Saturday, January 02, 2010

Temporary relief from cold wave likely for north-west

India Meteorological Department (IMD) has warned that cold wave conditions would prevail over isolated pockets of Punjab and Haryana for another 24 hours (Saturday).

Cold day conditions are expected to continue over Uttar Pradesh during the next two days as well, it said in its bulletin issued on Friday.

There have been warnings of fog or dense fog in east Uttar Pradesh, Bihar, sub-Himalayan West Bengal and Sikkim during this period.

SOME RESPITE

Northwest India, however, can look forward to some respite as cold northwesterlies might be replaced by the warmer southwesterlies associated with a feeble western disturbance strolling into the region from Sunday.

A feeble western disturbance is classified as such given its lesser sweep and magnitude, which robs it of the potential to carry moisture required to generate secondary cyclonic circulations.

These circulations are known to cause light to moderate showers if supplemented by residual moisture from the closest seas (the north Arabian Sea, which the western disturbance passes over).

These showers propagated from the northwest and adjoining east are in line with the movement of the causative circulation and the parent western disturbance.

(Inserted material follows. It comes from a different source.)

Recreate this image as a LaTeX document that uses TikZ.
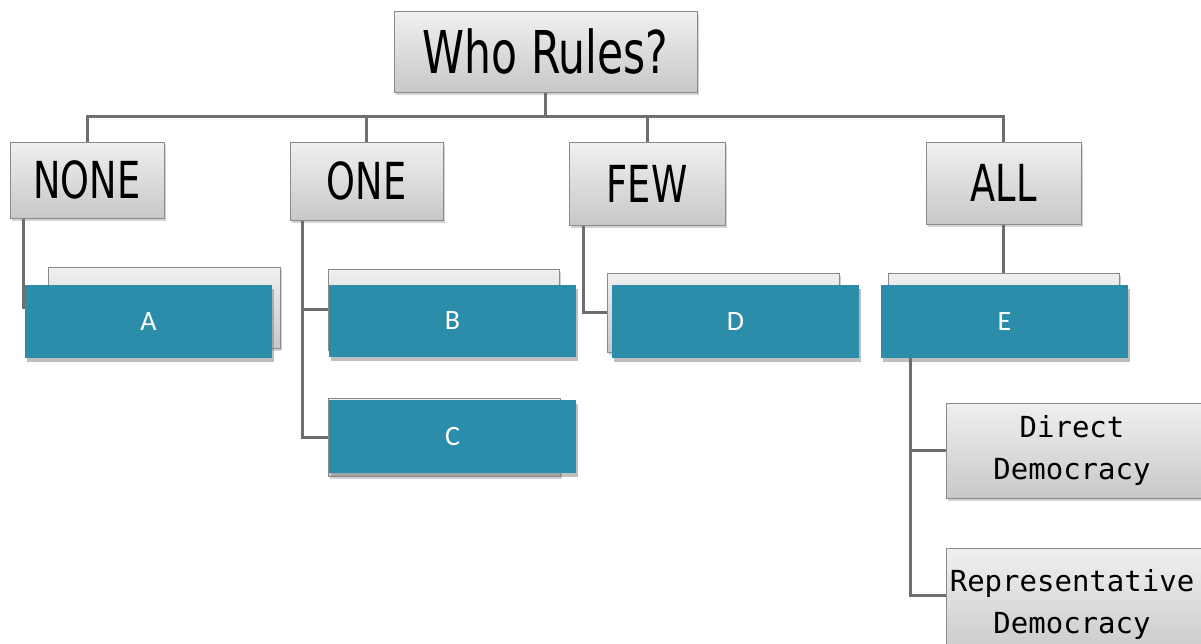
\documentclass[tikz,border=0pt]{standalone}
\usepackage{fontspec}
\setmainfont{Carlito}
\newfontfamily\headfont[FakeStretch=0.72]{DejaVu Sans}
\newfontfamily\handmono{DejaVu Sans Mono}
\usetikzlibrary{shadows}
\definecolor{boxtop}{HTML}{F0F0F0}
\definecolor{boxbot}{HTML}{C8C8C8}
\definecolor{boxedge}{HTML}{8A8A8A}
\definecolor{linkgray}{HTML}{6E6E6E}
\definecolor{tealbox}{HTML}{2B8DAA}
\tikzset{
  graybox/.style={draw=boxedge, line width=1pt, top color=boxtop, bottom color=boxbot,
    rectangle, inner sep=0pt, align=center,
    drop shadow={shadow xshift=2pt, shadow yshift=-3pt, opacity=0.35}},
  bluebox/.style={fill=tealbox, rectangle, inner sep=0pt, text=white,
    font=\fontsize{28}{32}\selectfont,
    drop shadow={shadow xshift=2pt, shadow yshift=-4pt, opacity=0.5}},
  headtext/.style={font=\headfont\fontsize{51}{56}\selectfont},
  subtext/.style={font=\handmono\fontsize{29}{42}\selectfont},
  link/.style={draw=linkgray, line width=3pt}
}
\begin{document}
\begin{tikzpicture}[x=1pt, y=-1pt]
\useasboundingbox (0,0) rectangle (1201,643);
\begin{scope}
\clip (0,0) rectangle (1201,643);

% top level and the four headings
\node[graybox, minimum width=303pt, minimum height=81pt,
      font=\headfont\fontsize{59}{64}\selectfont] (who) at (545.5,51.5) {Who Rules?};
\node[graybox, headtext, minimum width=154pt, minimum height=76pt] (none) at (87,180) {NONE};
\node[graybox, headtext, minimum width=153pt, minimum height=78pt] (one) at (366.5,181) {ONE};
\node[graybox, headtext, minimum width=156pt, minimum height=83pt] (few) at (647,183.5) {FEW};
\node[graybox, headtext, minimum width=155pt, minimum height=82pt] (all) at (1003.5,183) {ALL};

% connectors from the title down to the headings
\coordinate (bar) at (who.south |- 0,116);
\draw[link] (who.south) -- (bar);
\draw[link] (none.north) |- (bar) -| (all.north);
\draw[link] (one.north) -- (one.north |- bar);
\draw[link] (few.north) -- (few.north |- bar);

% back cards of the second level
\coordinate (legA) at ([xshift=14pt]none.south west);
\coordinate (legB) at ([xshift=13pt]one.south west);
\coordinate (legD) at ([xshift=15pt]few.south west);
\node[graybox, minimum width=232pt, minimum height=81pt] (gA) at (164,307.5) {};
\node[graybox, minimum width=231pt, minimum height=81pt] (gB) at (443.5,309.5) {};
\node[graybox, minimum width=232pt, minimum height=78pt] (gC) at (444,437) {};
\node[graybox, minimum width=232pt, minimum height=79pt] (gD) at (723,312.5) {};
\node[graybox, minimum width=231pt, minimum height=77pt] (gE) at (1003.5,311.5) {};

% second level connectors
\draw[link] (legA) |- (gA.west);
\draw[link] (legB) |- (gB.west);
\draw[link] (legB |- gB.west) |- (gC.west);
\draw[link] (legD) |- (gD.west);
\draw[link] (all.south) -- (gE.north);

% front cards of the second level
\node[bluebox, minimum width=247pt, minimum height=73pt] (A) at (148.5,321.5) {A};
\node[bluebox, minimum width=247pt, minimum height=72pt] (B) at (452.5,321) {B};
\node[bluebox, minimum width=247pt, minimum height=73pt] (C) at (452.5,436.5) {C};
\node[bluebox, minimum width=247pt, minimum height=73pt] (D) at (735.5,321.5) {D};
\node[bluebox, minimum width=247pt, minimum height=73pt] (E) at (1004.5,321.5) {E};

% third level under E
\node[graybox, subtext, minimum width=262pt, minimum height=95pt] (direct) at (1077,450.5)
  {\hspace*{-10pt}Direct\\\hspace*{-10pt}Democracy};
\node[graybox, subtext, minimum width=262pt, minimum height=112pt] (rep) at (1077,604)
  {\hspace*{-10pt}Representative\\\hspace*{-10pt}Democracy};
\coordinate (eLeg) at ([xshift=30pt]E.south west);
\coordinate (repIn) at (rep.west |- 0,595);
\draw[link] (eLeg) |- (direct.west);
\draw[link] (eLeg |- direct.west) |- (repIn);
\end{scope}
\end{tikzpicture}
\end{document}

The token presence of moisture, which does not fall as rain, is enough to cause fog or dense fog over the plains especially on days when low-level winds are conspicuous in their absence.

This is exactly the scenario that the IMD is seeking to depict as emerging over northwest India and east India – cold over the next 24 hours over northwest before getting slightly warmer.

DENSE FOG

Dense fog has already been reported from most parts of Uttar Pradesh, Bihar, Sub-Himalayan West Bengal and Sikkim.

Foggy to densely fog conditions are expected to hang over Uttar Pradesh and Bihar for two more days as it would take as many days for the western disturbance to transit these regions on its eastward journey.

But the movement away of the westerly system would only clear the way for colder northwesterlies to fill the plains of the north-west and bring down the mercury appreciably to trigger cold wave conditions yet again from next Tuesday.

On Friday, minimum temperatures were below normal by 2 to 4 deg Celsius over parts of Punjab, Haryana, Madhya Pradesh and Chhattisgarh.

Cold wave conditions continue to prevail over isolated pockets of Punjab and Haryana. The lowest minimum temperature of -0.6 deg Celsius was recorded at Adampur in Punjab.


Maximum temperatures too were below normal over Haryana, Uttar Pradesh, Madhya Pradesh, Bihar, Jharkhand, the North-Eastern States, Punjab, north Maharashtra, Chhattisgarh and West Bengal.

In the south, isolated rainfall may occur over extreme south peninsular India during next three days, the IMD said in its forecast. A trough lay extended from the Lakshadweep area into the mainland but convection had been reduced with the required sea-surface temperature regime getting confined to a narrow stretch.

Isolated rain or snow has been forecast over the western Himalayas from Sunday onwards in association with the arrival of the western disturbance.